Miniaturization and Low Power Consumption of High Voltage Power Supply for Biomimetic Flying Insect Electrostatic Adhesive Foot
Biomimetic flying insects represent an emerging class of micro air vehicles that mimic the flight characteristics of natural insects. These vehicles require the ability to perch and attach to surfaces for extended periods without continuous power consumption. Electrostatic adhesive feet provide this capability by generating adhesive forces through electrostatic attraction. The high voltage power supply that drives the electrostatic adhesive must be miniaturized and consume minimal power to be practical for these small flying platforms.
Electrostatic adhesion uses electric fields to create attractive forces between charged electrodes and surfaces. When high voltage is applied to electrodes on the foot surface, the electric field induces opposite charges on the target surface, creating attraction. The adhesive force can support the weight of the vehicle while consuming minimal power, as the electrostatic adhesive acts primarily as a capacitive load. Once charged, the electrodes draw very little current.
The size and weight constraints for biomimetic flying insect power supplies are extremely demanding. The total vehicle mass may be only a few grams, with the power supply representing a small fraction of this total. Every milligram of mass affects the flight performance and endurance. The power supply must achieve the required voltage generation in a package that fits within the allocated mass and volume budget.
Power consumption directly affects the flight endurance. The energy stored in the vehicle battery is limited by size and weight constraints. The power consumed by the electrostatic adhesive system reduces the energy available for flight. Minimizing the power consumption of the high voltage power supply extends the operational endurance of the vehicle.
Miniaturization of high voltage power supplies requires innovative approaches to component design and packaging. Traditional high voltage transformers are too large and heavy for this application. Alternative approaches include voltage multipliers, piezoelectric transformers, and switched-capacitor converters. Each approach offers different trade-offs between size, weight, efficiency, and voltage capability.
Voltage multipliers use capacitors and diodes to step up voltage through charge pumping. These circuits can be implemented with small surface-mount components. The output voltage depends on the number of stages and the input voltage. The efficiency depends on the component characteristics and the operating frequency. Voltage multipliers can achieve the required voltage levels in a compact package.

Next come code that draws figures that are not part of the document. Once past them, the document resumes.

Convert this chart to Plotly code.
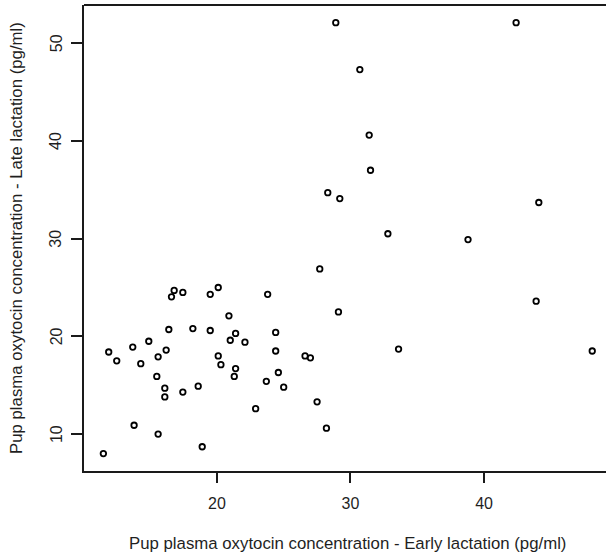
import plotly.graph_objects as go

# Data (early vs late lactation, pg/ml)
early = [11.5, 27.7, 16.8, 16.6, 17.45, 19.5, 20.1, 23.8, 29.1, 20.9,
         16.4, 18.2, 19.5, 21.4, 21.0, 22.1, 24.4, 24.4, 11.9, 12.5,
         13.7, 14.9, 14.3, 15.6, 16.2, 20.1, 20.3, 26.6, 27.0, 21.4,
         21.3, 24.6, 15.5, 16.1, 16.1, 17.45, 18.6, 23.7, 25.0, 22.9,
         27.5, 28.2, 13.8, 15.6, 18.9, 28.9, 28.3, 29.2, 42.4, 30.7,
         31.4, 31.5, 44.1, 32.8, 38.8, 33.6, 43.9, 48.1]
late = [8.0, 26.9, 24.7, 24.05, 24.5, 24.3, 25.0, 24.3, 22.5, 22.1,
        20.7, 20.8, 20.6, 20.3, 19.6, 19.4, 20.4, 18.5, 18.4, 17.5,
        18.9, 19.5, 17.2, 17.9, 18.6, 18.0, 17.1, 18.0, 17.8, 16.7,
        15.9, 16.3, 15.9, 14.7, 13.8, 14.3, 14.9, 15.4, 14.8, 12.6,
        13.3, 10.6, 10.9, 10.0, 8.7, 52.1, 34.7, 34.1, 52.1, 47.3,
        40.6, 37.0, 33.7, 30.5, 29.9, 18.7, 23.6, 18.5]

x_ticks = [20, 30, 40]
y_ticks = [10, 20, 30, 40, 50]
y_tick_labels = ["10", "20", "30", "40", "50"]
x_title = "Pup plasma oxytocin concentration - Early lactation (pg/ml)"
y_title = "Pup plasma oxytocin concentration - Late lactation (pg/ml)"

FONT = "Liberation Sans, Arial, sans-serif"
INK = "#1a1a1a"
TXT = "#1f1f1f"
TICK_SIZE = 16
TITLE_SIZE = 16.8

fig = go.Figure(go.Scatter(
    x=early, y=late, mode="markers",
    marker=dict(symbol="circle-open", size=5.5, color="black",
                line=dict(width=1.8, color="black")),
    hoverinfo="x+y", showlegend=False,
))

# rotated y tick labels (parallel to the axis, as in R)
y_label_annots = [
    dict(text=lab, xref="paper", yref="y", x=0, y=v,
         xanchor="center", yanchor="middle", xshift=-28,
         textangle=-90, showarrow=False,
         font=dict(size=TICK_SIZE, color=TXT))
    for v, lab in zip(y_ticks, y_tick_labels)
]

fig.update_layout(
    template="none",
    width=606, height=558, autosize=False,
    margin=dict(l=84, r=0, t=5, b=87, pad=0),
    paper_bgcolor="white", plot_bgcolor="white",
    font=dict(family=FONT, size=TICK_SIZE, color=TXT),
    xaxis=dict(range=[10.05, 49.13], tickvals=x_ticks, ticks="outside",
               ticklen=10, tickwidth=1.5, tickcolor=INK,
               ticklabelstandoff=7,
               showline=True, linewidth=1.6, linecolor=INK,
               showgrid=False, zeroline=False, automargin=False,
               tickfont=dict(size=TICK_SIZE, color=TXT)),
    yaxis=dict(range=[6.22, 53.91], tickvals=y_ticks, ticks="outside",
               ticklen=11, tickwidth=1.5, tickcolor=INK,
               showticklabels=False,
               showline=True, linewidth=1.6, linecolor=INK,
               showgrid=False, zeroline=False, automargin=False),
    shapes=[dict(type="line", xref="paper", yref="paper",
                 x0=0, x1=1, y0=1, y1=1,
                 line=dict(color=INK, width=1.8))],
    annotations=y_label_annots + [
        dict(text=x_title, xref="paper", yref="paper", x=0.5055, y=0,
             xanchor="center", yanchor="middle", yshift=-72,
             showarrow=False, font=dict(size=TITLE_SIZE, color=TXT)),
        dict(text=y_title, xref="paper", yref="paper", x=0, y=0.5,
             xanchor="center", yanchor="middle", xshift=-68,
             textangle=-90, showarrow=False,
             font=dict(size=TITLE_SIZE, color=TXT)),
    ],
)

fig.write_html("out.html",
               config={"displayModeBar": False},
               post_script="document.body.style.margin='0';"
                           "document.body.style.padding='0';")
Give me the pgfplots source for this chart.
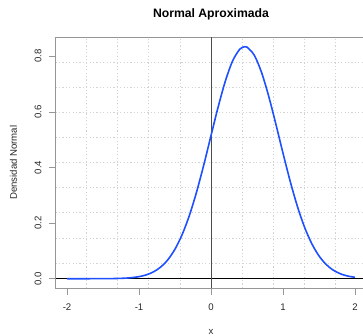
\documentclass[border=0pt]{standalone}
\usepackage{fontspec}
\setmainfont{Liberation Sans}
\usepackage{pgfplots}
\pgfplotsset{compat=1.18}
\definecolor{curveblue}{RGB}{30,80,255}
\definecolor{boxgray}{RGB}{150,150,150}
\definecolor{gridgray}{RGB}{211,211,211}
\begin{document}
\begin{tikzpicture}
\path[use as bounding box] (0,0) rectangle (363bp,336bp);
\begin{axis}[
  at={(55.5bp,48bp)}, anchor=south west,
  scale only axis, width=307.5bp, height=250.6bp,
  xmin=-2.16, xmax=2.111, ymin=-0.0334, ymax=0.868,
  axis line style={boxgray, line width=0.7bp},
  tick style={boxgray, line width=0.7bp},
  tick align=outside, major tick length=6.5bp,
  xtick={-2,-1,0,1,2}, ytick={0,0.2,0.4,0.6,0.8},
  xticklabels={-2,-1,0,1,2},
  yticklabels={0.0,0.2,0.4,0.6,0.8},
  xtick pos=bottom, ytick pos=left,
  minor xtick={-1.728,-1.296,-0.864,-0.432,0,0.432,0.864,1.296,1.728},
  minor ytick={0.0567,0.1468,0.2370,0.3271,0.4173,0.5074,0.5975,0.6877,0.7778},
  minor tick length=0pt,
  xminorgrids, yminorgrids,
  minor grid style={gridgray, line width=0.7bp, dash pattern=on 1.2bp off 2.2bp},
  ticklabel style={font=\fontsize{9.6bp}{11bp}\selectfont, text=black!85},
  xticklabel style={yshift=-6bp},
  yticklabel style={xshift=-4bp, rotate=90, anchor=south},
  title={\textbf{Normal Aproximada}},
  title style={font=\fontsize{12.2bp}{14bp}\selectfont, at={(axis description cs:0.5057,1.068)}, anchor=center},
  xlabel={x},
  xlabel style={font=\fontsize{9.6bp}{11bp}\selectfont, text=black!85, at={(axis description cs:0.5057,-0.174)}, anchor=center},
  ylabel={Densidad Normal},
  ylabel style={font=\fontsize{9.6bp}{11bp}\selectfont, text=black!85, at={(axis description cs:-0.137,0.5)}, anchor=center, rotate=0},
  clip=true,
]
\addplot[black, line width=0.8bp] coordinates {(-2.16,0) (2.2,0)};
\addplot[black!70, line width=0.8bp] coordinates {(0,-0.0334) (0,0.868)};
\addplot[curveblue, line width=1.6bp, smooth] coordinates {
(-2.0,0.0000) (-1.8,0.0000) (-1.6,0.0001) (-1.5,0.0002) (-1.4,0.0004) (-1.3,0.0009)
(-1.2,0.0019) (-1.1,0.0038) (-1.0,0.0074) (-0.9,0.0137) (-0.8,0.0245)
(-0.7,0.0418) (-0.6,0.0681) (-0.5,0.1065) (-0.4,0.1593) (-0.3,0.2280)
(-0.2,0.3125) (-0.1,0.4099) (0.0,0.5147) (0.1,0.6186) (0.2,0.7116)
(0.3,0.7835) (0.4,0.8257) (0.47,0.8346) (0.5,0.8330) (0.6,0.8043)
(0.7,0.7434) (0.8,0.6576) (0.9,0.5569) (1.0,0.4514) (1.1,0.3502)
(1.2,0.2600) (1.3,0.1848) (1.4,0.1258) (1.5,0.0819) (1.6,0.0510)
(1.7,0.0305) (1.8,0.0174) (1.9,0.0095) (2.0,0.0050)
};
\end{axis}
\end{tikzpicture}
\end{document}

Piezoelectric transformers use mechanical resonance to achieve voltage transformation. The piezoelectric material converts electrical energy to mechanical vibration, which is then converted back to electrical energy at a different voltage. The absence of magnetic components can reduce weight compared to conventional transformers. Piezoelectric transformers can operate at high frequencies, enabling compact designs.
Switched-capacitor converters use capacitors and switches to transfer charge and build up voltage. The switches are operated in a sequence that pumps charge from the input to the output. The output voltage can be several times the input voltage depending on the converter configuration. Switched-capacitor converters can be implemented in integrated circuits, enabling extreme miniaturization.
Low power design requires attention to all sources of power consumption. Switching losses in the power semiconductors depend on the switching frequency and the switch characteristics. Lower switching frequencies reduce switching losses but may require larger passive components. Quiescent current in the control circuits contributes to standby power consumption. Leakage currents in the output circuit discharge the electrostatic adhesive and require continuous current draw.
Energy recovery during detachment can improve the overall efficiency. When the electrostatic adhesive is discharged to release from a surface, the stored electrical energy can be recovered rather than dissipated. Regenerative discharge circuits can capture this energy and return it to the battery. While the energy recovered per cycle is small, the cumulative effect over many attachment cycles can be significant.
The control strategy affects the power consumption. Continuous application of high voltage maintains adhesion but may waste energy through leakage currents. Pulsed operation can reduce average power consumption by refreshing the charge periodically rather than continuously. The pulse frequency and duration must be optimized for the specific adhesive characteristics.
Integration with the vehicle systems requires careful interface design. The power supply must operate from the vehicle battery voltage, which may vary during flight. The control interface must be compatible with the vehicle flight controller. The power supply must not generate electromagnetic interference that could affect other vehicle systems. The integration must maintain the miniaturization and low power benefits throughout the system design.